TORNA ALLE ALTRE CRITICHE

   

Sintesi della presentazione del Prof. Enzo Dall'Ara in occasione della mostra pittorica dedicata al Maestro Mario Morigi presso la Galleria L'Immagine nel marzo 2002.

 


 

...La campagna cesenate, con le sue agresti auree stagionali e con la sua silenziosa o dinamica atmosfera rurale,si affermava come musa ispiratrice di un percorso dell'anima, sollecitato dal turgore di elementi naturali ora scabri, ora dolci. Così la Romagna di Pascoli e di Spallicci si coagulava in tersie cromatiche evocative di origini antiche, semplici e, pertanto, veritiere. I brani paesaggistici si sintetizzavano, poi, in presenze tipiche della vita contadina e, in particolare, in quelle sagome di "pagliai" che tanta parte dell'arte di Morigi hanno caratterizzato ed elevato a singolare discorso espressivo...

...Accarezzati dalla luce lunare della notte o dal bagliore fresco della neve, i "pagliai" si erigevano ad entità speculari all'essenza umana o si rapprendevano nell'inquieta malinconia di una calma effimera. Quando apparivano isolati in umorali solarità della campagna, essi si scarnificavano in verticali elevazioni, i cui profili misteriosi dispiegavano solenni valenze totemiche. Ma anche le periferie industriali, nelle loro ferrigne ed incidenti sembianze geometriche, consentivano una combinazione strutturata su orizzontalità e verticalità, che induceva un discorso formale sulla solitudine di uno spazio artificiale, in cui si consumava il pondus contingente dal lavoro umano.

...Arroccato nella sua eletta "cella" pittorica, da lui chiamata "Porziuncola",egli respirava ogni informazione che provenisse dai centri dinamici e fondati dei movimenti espressivi del novecento, ma si volgeva, poi, ad un'assimilazione coerente con le pulsioni di uno spirito votato a storicizzare le emergenze fisiche ed antropiche della sua terra. Guardava fuori per dare certezza ad un valore di un dentro che non era soltanto rivelazione geografica, ma anche nicchia rispettosa del proprio sentire.

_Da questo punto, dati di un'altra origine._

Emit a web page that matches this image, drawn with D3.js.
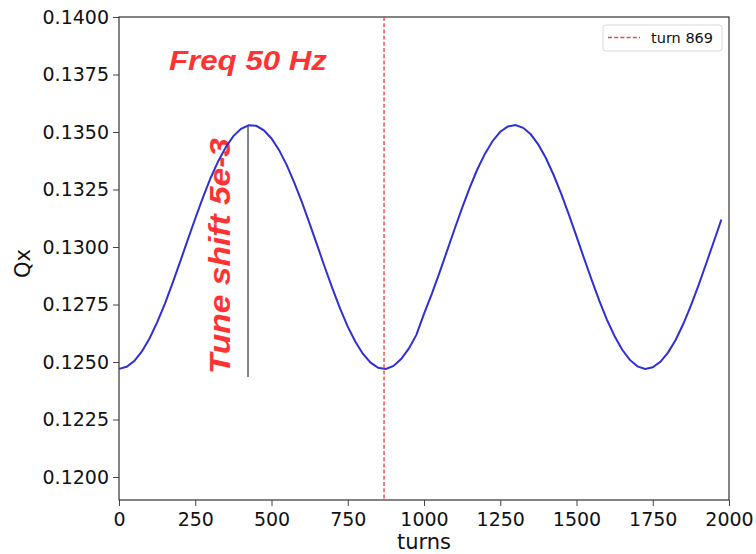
<!DOCTYPE html>
<html>
<head>
<meta charset="utf-8">
<script src="https://cdn.jsdelivr.net/npm/d3@7/dist/d3.min.js"></script>
<style>
  body { margin: 0; background: #fff; }
  svg { display: block; }
</style>
</head>
<body>
<svg id="chart" width="756" height="554"></svg>
<script>
// turns sampled every 25
const turns = d3.range(0, 2000, 25);

// Qx
const qx = [
  0.12470, 0.12479, 0.12504, 0.12546, 0.12602, 0.12672, 0.12752, 0.12841,
  0.12934, 0.13030, 0.13124, 0.13215, 0.13299, 0.13372, 0.13434, 0.13482,
  0.13514, 0.13529, 0.13527, 0.13507, 0.13472, 0.13421, 0.13356, 0.13279,
  0.13194, 0.13102, 0.13007, 0.12911, 0.12819, 0.12732, 0.12654, 0.12588,
  0.12535, 0.12497, 0.12475, 0.12470, 0.12483, 0.12513, 0.12558, 0.12618,
  0.12709, 0.12794, 0.12885, 0.12981, 0.13077, 0.13170, 0.13258, 0.13338,
  0.13406, 0.13461, 0.13501, 0.13524, 0.13530, 0.13518, 0.13490, 0.13445,
  0.13386, 0.13313, 0.13231, 0.13141, 0.13046, 0.12950, 0.12856, 0.12766,
  0.12683, 0.12612, 0.12553, 0.12509, 0.12481, 0.12470, 0.12477, 0.12501,
  0.12541, 0.12596, 0.12665, 0.12745, 0.12833, 0.12927, 0.13023, 0.13119
];

const xTicks = [0, 250, 500, 750, 1000, 1250, 1500, 1750, 2000];
const yTicks = [0.1200, 0.1225, 0.1250, 0.1275, 0.1300, 0.1325, 0.1350, 0.1375, 0.1400];

const markTurn = 869;
const shiftTurn = 423;
const shiftRange = [0.12435, 0.13525];

const svg = d3.select('#chart');
const m = { left: 119, right: 729, top: 17, bottom: 500 };

const x = d3.scaleLinear().domain([0, 2000]).range([m.left, m.right]);
const y = d3.scaleLinear().domain([0.1190, 0.1400]).range([m.bottom, m.top]);

// axes
const xAxis = svg.append('g')
  .attr('transform', `translate(0,${m.bottom})`)
  .call(d3.axisBottom(x).tickValues(xTicks).tickFormat(d3.format('d')).tickSize(6).tickPadding(4));
const yAxis = svg.append('g')
  .attr('transform', `translate(${m.left},0)`)
  .call(d3.axisLeft(y).tickValues(yTicks).tickFormat(d3.format('.4f')).tickSize(6).tickPadding(4));

[xAxis, yAxis].forEach(g => {
  g.selectAll('text')
    .attr('font-family', 'DejaVu Sans')
    .attr('font-size', 19)
    .attr('fill', '#111');
  g.selectAll('line').attr('stroke', '#444');
  g.select('.domain').remove();
});
xAxis.selectAll('text').attr('dy', '0.85em');

// frame
svg.append('rect')
  .attr('x', m.left).attr('y', m.top)
  .attr('width', m.right - m.left).attr('height', m.bottom - m.top)
  .attr('fill', 'none').attr('stroke', '#333').attr('stroke-width', 1.2);

// axis labels
svg.append('text')
  .attr('x', (m.left + m.right) / 2).attr('y', 549)
  .attr('text-anchor', 'middle')
  .attr('font-family', 'DejaVu Sans').attr('font-size', 21)
  .attr('fill', '#111')
  .text('turns');
svg.append('text')
  .attr('transform', `translate(30,${(m.top + m.bottom) / 2 + 5}) rotate(-90)`)
  .attr('text-anchor', 'middle')
  .attr('font-family', 'DejaVu Sans').attr('font-size', 21)
  .attr('fill', '#111')
  .text('Qx');

// annotations
svg.append('text')
  .attr('x', 169).attr('y', 70)
  .attr('font-family', 'Liberation Sans, Arial, sans-serif')
  .attr('font-weight', 'bold').attr('font-style', 'italic')
  .attr('font-size', 28)
  .attr('textLength', 158).attr('lengthAdjust', 'spacingAndGlyphs')
  .attr('fill', '#ff3333')
  .text('Freq 50 Hz');

svg.append('text')
  .attr('transform', 'translate(230,374) rotate(-90)')
  .attr('font-family', 'Liberation Sans, Arial, sans-serif')
  .attr('font-weight', 'bold').attr('font-style', 'italic')
  .attr('font-size', 30)
  .attr('textLength', 236).attr('lengthAdjust', 'spacingAndGlyphs')
  .attr('fill', '#ff3333')
  .text('Tune shift 5e-3');

svg.append('line')
  .attr('x1', x(shiftTurn)).attr('x2', x(shiftTurn))
  .attr('y1', y(shiftRange[0])).attr('y2', y(shiftRange[1]))
  .attr('stroke', '#333').attr('stroke-width', 1.2);

// curve
const line = d3.line()
  .x((d, i) => x(turns[i]))
  .y(d => y(d));

svg.append('path')
  .datum(qx)
  .attr('d', line)
  .attr('fill', 'none')
  .attr('stroke', '#2f2fd6')
  .attr('stroke-width', 2);

// marker line
svg.append('line')
  .attr('x1', x(markTurn)).attr('x2', x(markTurn))
  .attr('y1', m.top).attr('y2', m.bottom)
  .attr('stroke', '#e24a4a').attr('stroke-width', 1.4)
  .attr('stroke-dasharray', '4,2.2');

// legend
const lg = svg.append('g');
lg.append('rect')
  .attr('x', 603).attr('y', 25).attr('width', 119).attr('height', 26)
  .attr('rx', 3)
  .attr('fill', '#fff').attr('stroke', '#d8d8d8');
lg.append('line')
  .attr('x1', 608).attr('x2', 640).attr('y1', 37.5).attr('y2', 37.5)
  .attr('stroke', '#e24a4a').attr('stroke-width', 1.4)
  .attr('stroke-dasharray', '4,2.2');
lg.append('text')
  .attr('x', 651).attr('y', 43)
  .attr('font-family', 'DejaVu Sans').attr('font-size', 14.5)
  .attr('fill', '#111')
  .text('turn 869');
</script>
</body>
</html>
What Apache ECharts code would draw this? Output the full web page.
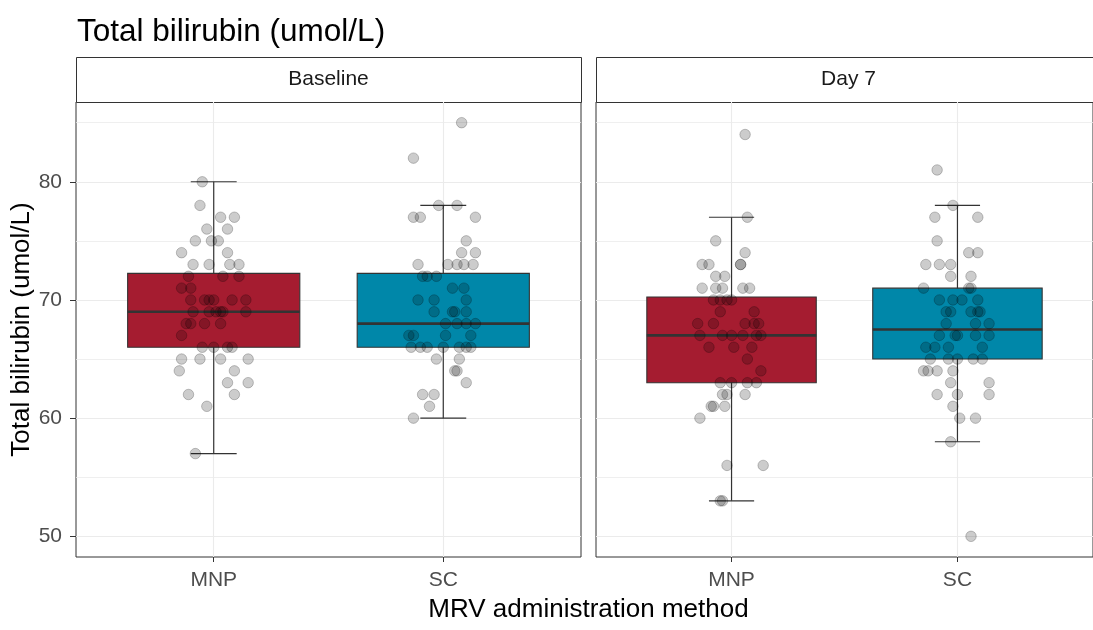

Affascinato dal fermento mistico francescano, Morigi affidava all'elaborazione iconica del grande Santo di Assisi l'empito di una creatività pittorica e scultorea che consentiva una modellazione del pensiero sulle valenze della somma spiritualità...Anche le figure, tratteggiate a disegno od elaborate con materia pittorica, rappresentavano per l'autore immagini su cui sostare per una meditazione sull'umana esistenza. Perfino le opere caricaturali scavavano più nell'essenza dispiegata dell'essere che su mete puramente informate sull'ironia o al sarcasmo. Era infatti nei ritratti e, in particolare, negli autoritratti che il pittore sondava l'inesausto desiderio di un dialogo sulla dignità dell'uomo e sulla meta del suo errare terreno. L'impressione abdicava, allora, all'espressione e i colori si tingevano del sembiante veemente ma malinconico del dramma.

Artista che ha percorso ed indirizzato, da protagonista, i solchi dell'azione creativa Cesenate dagli anni venti agli anni settanta del secolo appena concluso, Mario Morigi si presenta ora come esponente di una memoria storica meritevole di encomiabile plauso. Fiducioso nella vita, nonostante le infinite asperità, egli acquietava forse il suo rovello esistenziale e la sua ansia di conoscenza, volgendosi alle menti in approdo dell'odissea vitale con le vibranti parole di un suo canto poetico: "Sono in letizia ora/i naufraghi della grande avventura umana".